When Robert Cray (that’s his gaff above) turned it up to eleven, or even eight, you’d have had to scale a couple of fences and an earthwork before you could confront the man and try to do any “strong persuading.”

And I realized as well, that I’d walked past both these houses before, and I’d certainly not imagined that any great guitar heroics were going on inside, but that I suppose is just what you’d want if you were a guitar hero.

And so to the Batcave.  The weather report I’d read said the day was going to be comparatively cool but as I schlepped along the road into the canyon, and then along the dirt track that led to the “cave,” uphill all the way, it felt pretty darned hot.  Whenever I’d been there before, there had always been a few people around, often it seemed shooting some kind of amateur video using the Batcave as setting, but today there was absolutely nobody.  Maybe they’d all read a more accurate weather report.




But there was evidence of human presence.  Somebody, perhaps several people, with an arty bent, and at least a nodding acquaintance with the works of Richard Long and Andy Goldsworthy (that's their work above) but with less lofty ambitions, had created some site-specific interventions, using the natural materials at hand.  First there was a stone circle:


And just as interesting, inside the cave, or tunnel, or whatever you want to call it, there were tiny constructions, involving piles of stones, miniature cairns,  and in one place a self-supporting arch, no bigger than your hand.  Anonymous art by unseen creators.  Clearly none of it was ancient or primitive, but it did seem somehow magical, evidence of “relatively altered states of consciousness” and also just a little unsettling.


Anyway, in due course the spell was broken.  Along came a hiker in a Batman tee shirt.  “Ah, you too have come to Mecca,” he said, and I didn’t argue with him.

Wednesday, September 4, 2013

IN THE PINK WITH NORMAN MAILER



I’m going to New York next month, and I’ve been looking in to hiring a car in Manhattan.  I’m not planning to drive in Manhattan, but to use the car to drive out of Manhattan and go upstate and do some walking.  Yes, yes the ironies abound, I know. 

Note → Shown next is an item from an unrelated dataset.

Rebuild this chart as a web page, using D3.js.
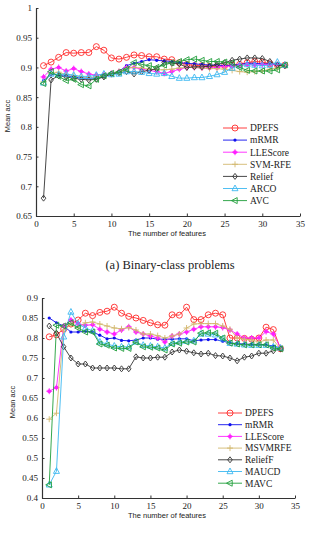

The yelp and tripadvisor reviews suggest that car rental firms in New York City are a bunch of knaves or fools.  And all I can say is that if Norman Mailer had had his way it would probably have been a lot worse.  When he ran for mayor of New York in 1969, his plans included free public bicycles, no private cars allowed in Manhattan (he, of course, rather conveniently lived in Brooklyn), and a day a month called “Sweet Sunday” when all mechanical transportation, public or private, and including elevators, (and I suppose bicycles since they’re mechanical) would be banned.  I guess rather a lot of walking would have been involved.  And of course the chances of Mailer actually getting elected were small, though he did win a fairly creditable 5 per cent of the vote.  I can’t say I ever imagined Mailer was much of a walker, and toward the end of his life he certainly had to use two canes, though here he is about to go for a “perp walk.”


The picture below, by Tom Callan, for the Brooklyn Paper, shows Mailer walking along Montague Street in Brooklyn Heights in 1991.

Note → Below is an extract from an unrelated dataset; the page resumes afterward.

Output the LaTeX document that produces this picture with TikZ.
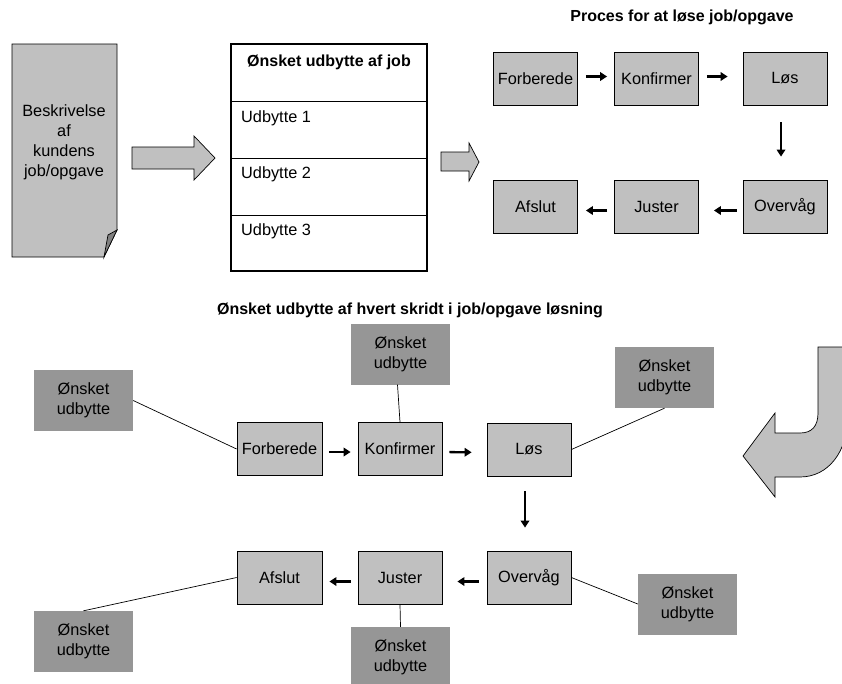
\documentclass[tikz,border=0pt]{standalone}
\usepackage{fontspec}
\setmainfont{Liberation Sans}
\usetikzlibrary{arrows.meta}
\definecolor{lgray}{HTML}{C0C0C0}
\definecolor{dgray}{HTML}{969696}
\definecolor{fgray}{HTML}{808080}
\begin{document}
\begin{tikzpicture}[x=1pt,y=-1pt,
  txt/.style={font=\fontsize{16.3}{20}\selectfont},
  proc/.style={draw=black, line width=0.8pt, fill=lgray, minimum width=84pt, minimum height=53pt, inner sep=0pt, txt},
  wish/.style={fill=dgray, minimum width=99pt, minimum height=61pt, inner sep=0pt, align=center, txt},
  arr/.style={line width=2.3pt, -{Triangle[length=7pt,width=8.5pt]}},
  conn/.style={line width=0.7pt},
  blk/.style={draw=black, line width=0.7pt, fill=lgray},
  ttl/.style={font=\fontsize{16}{20}\selectfont\bfseries, inner sep=0pt}
]
\useasboundingbox (0,0) rectangle (842,683);
\clip (0,0) rectangle (842,683);

% ---------- document shape ----------
\draw[blk] (12,44) -- (117,44) -- (117,230) -- (104,257) -- (12,257) -- cycle;
\draw[line width=0.7pt, fill=fgray] (104,257) -- (117,230) -- (108,235) -- cycle;
\node[txt, align=center, inner sep=0pt] (doc) at (64,142) {Beskrivelse\\af\\kundens\\job/opgave};

% ---------- block arrow 1 ----------
\draw[blk] (132,147) -- (194,147) -- (194,136) -- (215,158) -- (194,180) -- (194,169) -- (132,169) -- cycle;

% ---------- table ----------
\draw[line width=2.6pt, fill=white] (231,44) rectangle (427,271);
\draw[line width=0.8pt] (231,101) -- (427,101);
\draw[line width=0.8pt] (231,158) -- (427,158);
\draw[line width=0.8pt] (231,215) -- (427,215);
\node[ttl] (tabt) at (329,62) {Ønsket udbytte af job};
\node[txt, anchor=west, inner sep=0pt] (u1) at (241,118) {Udbytte 1};
\node[txt, anchor=west, inner sep=0pt] (u2) at (241,174) {Udbytte 2};
\node[txt, anchor=west, inner sep=0pt] (u3) at (241,231) {Udbytte 3};

% ---------- block arrow 2 ----------
\draw[blk] (441,152) -- (469,152) -- (469,143) -- (479,162) -- (469,181) -- (469,171) -- (441,171) -- cycle;

% ---------- top process ----------
\node[ttl] (ptitle) at (682,17) {Proces for at løse job/opgave};
\node[proc] (tf) at (535.5,78.5) {Forberede};
\node[proc] (tk) at (656.5,78.5) {Konfirmer};
\node[proc] (tl) at (785,78.5) {Løs};
\node[proc] (ta) at (535.5,206.5) {Afslut};
\node[proc] (tj) at (656.5,206.5) {Juster};
\node[proc] (to) at (785,206.5) {Overvåg};
\draw[arr, shorten <=8pt, shorten >=7pt] ([yshift=2pt]tf.east) -- ([yshift=2pt]tk.west);
\draw[arr, shorten <=8pt, shorten >=15pt] ([yshift=2pt]tk.east) -- ([yshift=2pt]tl.west);
\draw[arr, shorten <=17pt, shorten >=23pt] ([xshift=-4pt]tl.south) -- ([xshift=-4pt]to.north);
\draw[arr, shorten <=6pt, shorten >=15pt] ([yshift=-4pt]to.west) -- ([yshift=-4pt]tj.east);
\draw[arr, shorten <=7pt, shorten >=8pt] ([yshift=-4pt]tj.west) -- ([yshift=-4pt]ta.east);

% ---------- curved arrow ----------
\draw[blk] (818,347) -- (818,413) .. controls (818,426) and (812,433) .. (800,433)
  -- (775,433) -- (775,413) -- (743,456) -- (775,497) -- (775,477) -- (800,477)
  .. controls (828,477) and (848,452) .. (848,415) -- (848,347) -- cycle;

% ---------- bottom process ----------
\node[ttl] (btitle) at (410,310) {Ønsket udbytte af hvert skridt i job/opgave løsning};
\node[proc, minimum width=85pt] (bf) at (279.5,449) {Forberede};
\node[proc, minimum width=84pt] (bk) at (400,449) {Konfirmer};
\node[proc, minimum width=84pt] (bl) at (529,449.5) {Løs};
\node[proc, minimum width=85pt] (ba) at (279.5,577.5) {Afslut};
\node[proc, minimum width=84pt] (bj) at (400,577.5) {Juster};
\node[proc, minimum width=84pt] (bo) at (529,577.5) {Overvåg};

\node[wish] (w1) at (83.5,400.5) {Ønsket\\udbytte};
\node[wish] (w2) at (400.5,354) {Ønsket\\udbytte};
\node[wish] (w3) at (664.5,377.5) {Ønsket\\udbytte};
\node[wish] (w4) at (687.5,604) {Ønsket\\udbytte};
\node[wish] (w5) at (83.5,641.5) {Ønsket\\udbytte};
\node[wish] (w6) at (400.5,657.5) {Ønsket\\udbytte};

\draw[arr, shorten <=7pt, shorten >=7pt] ([yshift=-3pt]bf.east) -- ([yshift=-3pt]bk.west);
\draw[arr, shorten <=7pt, shorten >=15pt] ([yshift=-3pt]bk.east) -- ([yshift=-3pt]bl.west);
\draw[arr, shorten <=15pt, shorten >=23pt] ([xshift=-4pt]bl.south) -- ([xshift=-4pt]bo.north);
\draw[arr, shorten <=8pt, shorten >=15pt] ([yshift=-4pt]bo.west) -- ([yshift=-4pt]bj.east);
\draw[arr, shorten <=7pt, shorten >=7pt] ([yshift=-4pt]bj.west) -- ([yshift=-4pt]ba.east);

\draw[conn] (w1.east) -- (bf.west);
\draw[conn] ([xshift=-3pt]w2.south) -- (bk.north);
\draw[conn] (bl.east) -- (w3.south);
\draw[conn] (bo.east) -- (w4.west);
\draw[conn] (w5.north) -- (ba.west);
\draw[conn] (bj.south) -- (w6.north);
\end{tikzpicture}
\end{document}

In the movie, Factory Girl, about Edie Sedgwick, there’s a scene where Andy Warhol (played by Guy Pierce) goes to confession and says, “Well, I have this friend, Mark, well he buys all his clothes from Bloomingdales, but because he’s from London everybody on the Cape keeps talking about his fabulous English look, which really is so good.  He was in a party up there last weekend and Norman Mailer walked up and punched him the stomach. And when Mark asked him why he said it was for wearing a pink coat.  I know I should have been happy for Mark that Norman Mailer punched him but all I could think was, will Norman Mailer ever punch me?  I don’t even have a pink coat.”


The episode is essentially true.  The punchee was Mark Lancaster (that’s him above on the right), and it seems to have been a pink shirt, not a coat, and Mailer apparently called him a “pansy effete Englishman” before punching him.  Warhol however didn’t wait to go to confession to deliver his line, he Warhol said it at the time, as a camp put down of Mailer’s “manliness.”  And in fact, I’m sure Norman Mailer would have been very happy to walk over and punch Warhol too: though he saved the stabbing for his wife.